Hetzer: Genau das tun wir auch. Das sind aber zusätzliche Verkehrsleistungen, die wir mit zusätzlichem Personal und erbringen müssen. Das verursacht zusätzliche Kosten. Darüber müssen wir mit den Aufgabenträgern, beispielsweise go.Rheinland oder dem Verkehrsverbund Rhein-Ruhr, erst verhandeln und eine finanzielle und organisatorische Lösung finden. Solche Entscheidungen können sich über Monate hinziehen. Und wir haben darauf keinen Einfluss.
Was schätzen Sie? Für welchen Prozentanteil an den Verspätungen sind Sie verantwortlich?
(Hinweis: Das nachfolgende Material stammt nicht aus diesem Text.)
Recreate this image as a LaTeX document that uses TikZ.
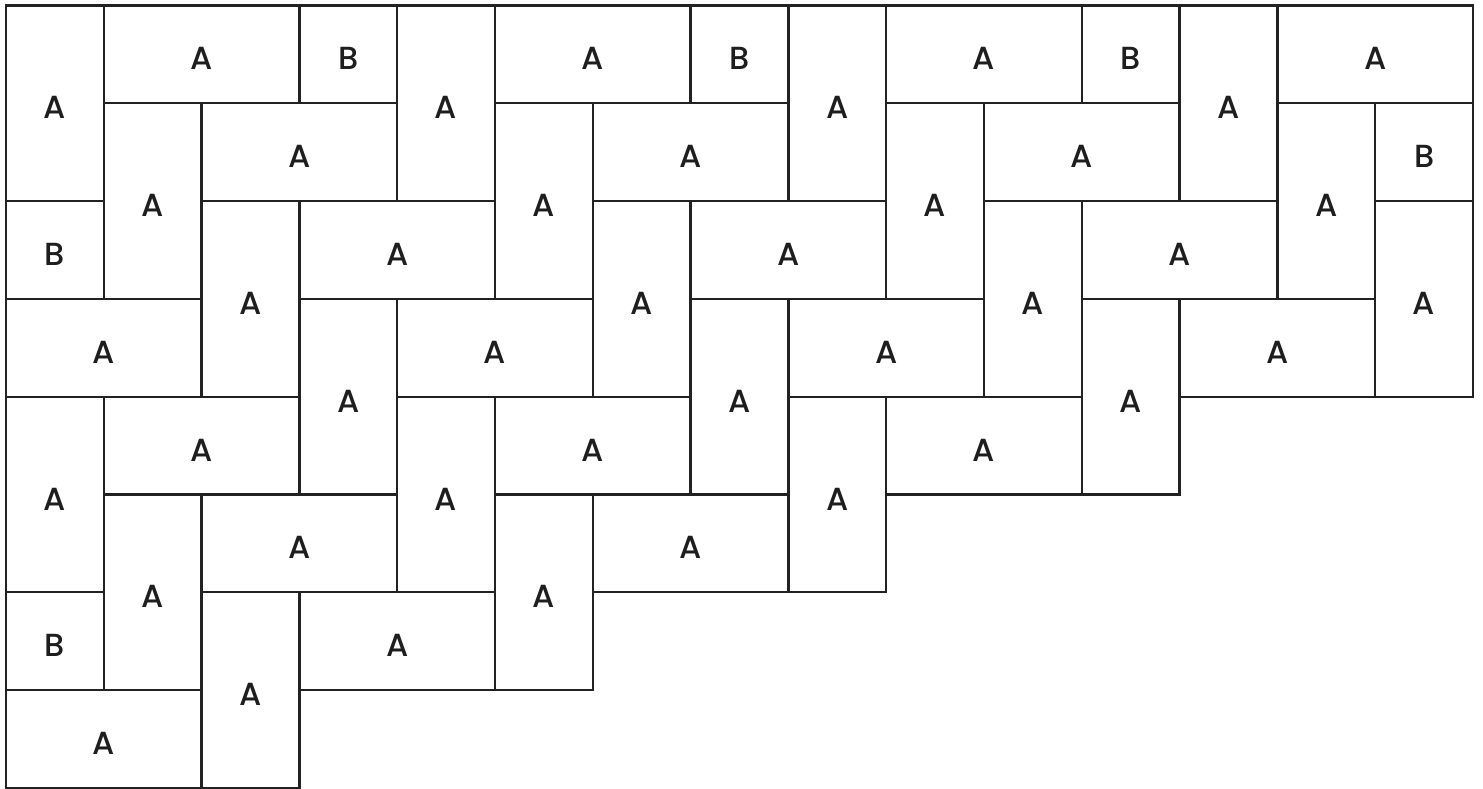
\documentclass[tikz,border=0pt]{standalone}
\usepackage{fontspec}
\setmainfont{Poppins Medium}
\definecolor{edge}{HTML}{222222}
\definecolor{ink}{HTML}{1E1E1E}
\begin{document}
\begin{tikzpicture}[
  tile/.style={draw=edge, line width=0.68pt, fill=white, inner sep=0pt, outer sep=0pt, anchor=center},
  lbl/.style={inner sep=0pt, text=ink, font=\fontsize{9.3}{11}\selectfont, anchor=center}
]
\useasboundingbox (-0.0613,0.0562) rectangle (15.102,-8.011);
\foreach \c/\r/\w/\h/\t in {
0/0/1/2/A, 1/0/2/1/A, 3/0/1/1/B, 4/0/1/2/A, 5/0/2/1/A, 7/0/1/1/B, 8/0/1/2/A, 9/0/2/1/A, 11/0/1/1/B, 12/0/1/2/A, 13/0/2/1/A,
1/1/1/2/A, 2/1/2/1/A, 5/1/1/2/A, 6/1/2/1/A, 9/1/1/2/A, 10/1/2/1/A, 13/1/1/2/A, 14/1/1/1/B,
0/2/1/1/B, 2/2/1/2/A, 3/2/2/1/A, 6/2/1/2/A, 7/2/2/1/A, 10/2/1/2/A, 11/2/2/1/A, 14/2/1/2/A,
0/3/2/1/A, 3/3/1/2/A, 4/3/2/1/A, 7/3/1/2/A, 8/3/2/1/A, 11/3/1/2/A, 12/3/2/1/A,
0/4/1/2/A, 1/4/2/1/A, 4/4/1/2/A, 5/4/2/1/A, 8/4/1/2/A, 9/4/2/1/A,
1/5/1/2/A, 2/5/2/1/A, 5/5/1/2/A, 6/5/2/1/A,
0/6/1/1/B, 2/6/1/2/A, 3/6/2/1/A,
0/7/2/1/A}
{
  \node[tile, minimum width=\w cm, minimum height=\h cm] (t\c-\r) at ({\c+\w/2},{-\r-\h/2}) {};
  \node[lbl] (l\c-\r) at ([yshift=-0.045cm]t\c-\r.center) {\t};
}
\end{tikzpicture}
\end{document}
Hetzer: Knapp 58 Prozent der Verspätungsminuten sind bei unseren Zügen im vergangenen Jahr auf Infrastrukturprobleme und Engpässe zurückzuführen. Häufigste Ursache in dieser Kategorie war die Überlastung des Netzes. Wir als Zugbetreiber haben 15 Prozent zu verantworten. Darunter fallen Personalprobleme, Fahrzeugausfälle und andere Störungen in unserem Betrieb. Acht Prozent sind externe Einflüsse. Zu guter Letzt tragen Folgeverspätungen mit mehr als 15 Prozent zu den Verspätungsminuten bei. Das sind Verspätungen, die sich beispielsweise ergeben, wenn wir an einem Endpunkt schon unpünktlich angekommen sind.
Was muss sich ändern?
Hetzer: Verspätungen werden sich wegen der maroden Infrastruktur und der vielen Baustellen in NRW auf lange Zeit nicht vermeiden lassen. Was wir konkret brauchen, sind auskömmliche Verkehrsverträge, als Nachbesserungen bei den alten und bei Neuausschreibungen von Linien, die wieder einen echten Wettbewerb ermöglichen. Wir fahren jährlich über 21 Millionen Zugkilometer auf sieben Linien in NRW und sind überproportional betroffen. Die zahlreichen Baumaßnahmen der DB InfraGo führen nicht nur zu betrieblichen Einschränkungen, sondern auch zu einem massiv erhöhten Personalaufwand.